- Best Buy is planning to hire thousands of workers ahead of the holiday season.
- The electronic retailers will host hiring fairs across the country in October.
- The National Retail Federation expects retailers to hire between 530,000 and 590,000 temporary employees this year, compared with 554,000 in 2018, despite trade uncertainty.
As the holidays approach, Best Buy has kicked off its seasonal hiring by hosting a number of job fairs.
The electronics retailer said Monday it plans to hire "thousands" of workers to assist with the holiday shopping season. Despite the increasingly tight labor market and concerns about how trade uncertainty will impact shopping this year, retailers have started hiring extra hands in anticipation of the holidays.
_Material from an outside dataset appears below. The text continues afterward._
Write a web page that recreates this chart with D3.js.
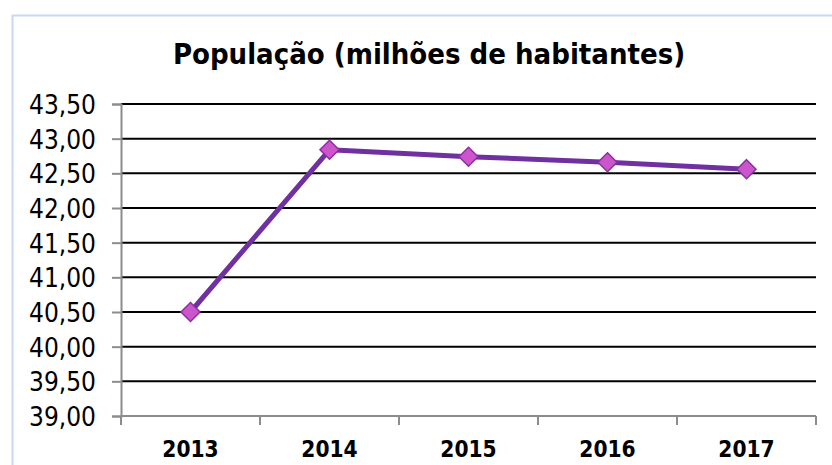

Best Buy will host a national fair on Oct. 10-11, where the company said all U.S. stores will hold interviews. The company said prospective workers can apply online or in person and that interviews will take place the same day with the potential to be hired on the spot. Hiring fairs for warehouse positions will also be held Oct. 10.
The company did not immediately respond to CNBC's questions on whether it plans to hire more or fewer workers than last year.
The National Retail Federation expects retailers to hire between 530,000 and 590,000 temporary employees this year, compared with 554,000 in 2018. Macy's announced its plan to hire 80,000 temporary workers, while Kohl's announced it plans to hire 90,000 — both in line with their seasonal hiring in 2018. Target plans to hire 130,000, up from the 120,000 it planned to hire last year.
With the unemployment rate at a 50-year low, retailers are offering benefits and perks to attract seasonal workers. Best Buy said it offers "a flexible schedule, competitive wages, 401k eligibility and an employee discount."
Last year, retailers became desperate for help during the holidays, offering workers bonuses and gift cards.
Best Buy set new financial targets for the next five years last month. The company said it expects fiscal 2025 revenue to reach $50 billion as it pushes into in-home and health services. The electronic retailer also plans to cut an additional $1 billion in costs over the next five years through efforts such as minimizing returns. CFO Matt Bilunas said the company would adapt to a "flexible workforce model" but did not specifically say the company would be eliminating jobs.